Dangote Sugar Refinery Q3 2016 Results Review - Rising Costs Impeding Growth


Tuesday, November 22, 2016 12:58 PM /FBNQuest Research

Price target cut by 13% to N5.3; 2016/17E EPS ests. cut by 9%

Dangote Sugar Refinery’s (DSR) Q3 2016 earnings declined -11% y/y and were behind our estimate by 23%. Although sales grew impressively both on a y/y and q/q basis, higher production and operating costs weighed on profitability.

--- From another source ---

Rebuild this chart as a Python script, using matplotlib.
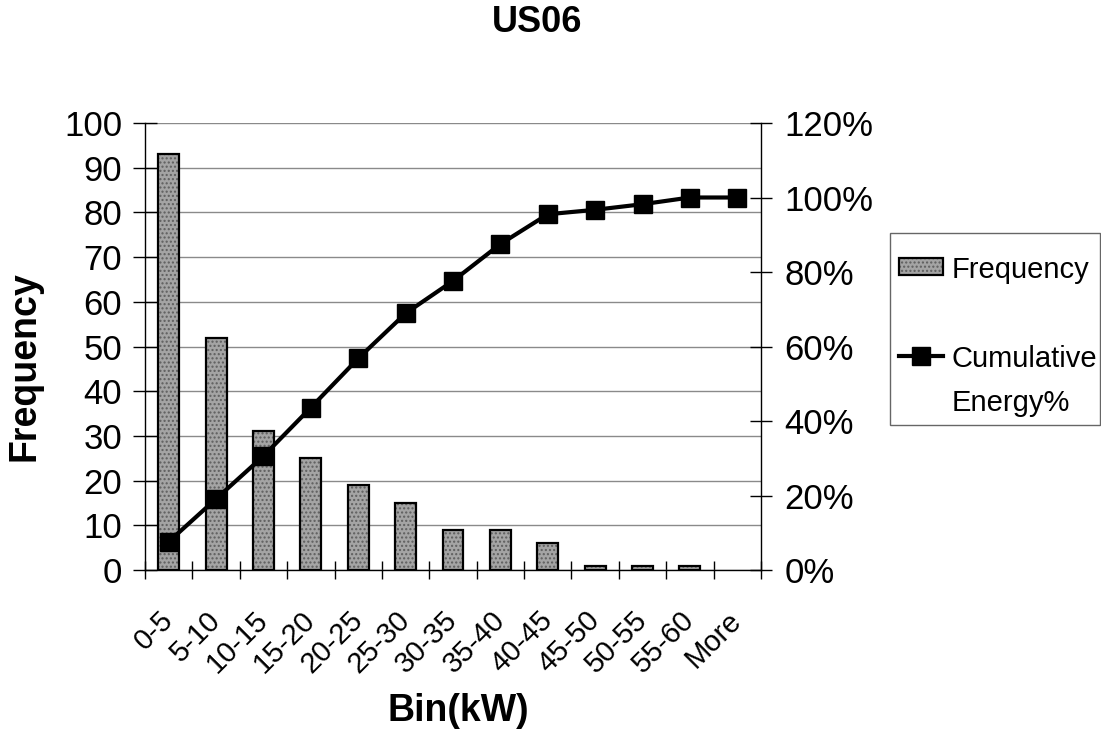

Higher energy costs due to the shortage of gas and a steady rise in raw sugar prices (a key input for DSR, up 33% year-to-date) were the key cost drivers.


We estimate that DSR raised prices by 70% y/y in Q3 in an attempt to pass on higher manufacturing costs to customers. For now, product demand growth is resilient, with sugar sales up 18% and 16% in Q3 and 9M respectively. Lagos, which consists mainly of large industrial buyers, now accounts for around 45% of the firm’s total sales. Retail sales are also trending up but are still not material.


Going forward, we retain our average sugar sales price estimate of N200,000/tonne (US$635/tonne) for 2016E. Going by the trend seen over the last three quarters, we expect sugar volume sales growth of 4% y/y to 800,000 tonnes for 2016E, leading to a topline growth of 61% y/y to N162.2bn for 2016E.


However, we have cut our 2016-17E EPS estimates by 9% on average in view of escalating costs. Our new price target of N5.3 is down -11%. Raw sugar prices are expected to remain at elevated levels for most of 2017. Additionally, continued fx volatility in the near term is likely to weigh on profitability given DSR’s reliance on raw sugar imports.


Our new price target implies a potential downside of -14.6%. The shares are trading on a 2016E P/E multiple of 6.6x for 6% y/y EPS growth over the 2016-18E period. Ytd, DSR shares have gained 2.2% (ASI: -13.1%). We have retained our Neutral rating.


Rising cogs and opex weigh on y/y performance
In Q3 2016, while sales were up 104% y/y to N44.8bn, PBT and PAT both declined by 6% y/y and 11% y/y respectively. A 51% y/y rise in operating expenses and a 1631bp y/y gross margin contraction completely offset any benefits coming from the sales growth.

Sales were mainly driven by finished sugar in Lagos which were up by c.420% y/y to N20.1bn in Q3 2016. The gross margin contraction is unsurprising given the recent devaluation of the naira. DSR imports almost all of its raw sugar which accounts for around 70% of COGS.


Sequentially, sales were up 18% q/q. PBT and PAT both declined by c.30% q/q. Compared with our estimates, while sales beat by 9%, PBT came in behind by 23% due to negative surprises on cogs and opex lines.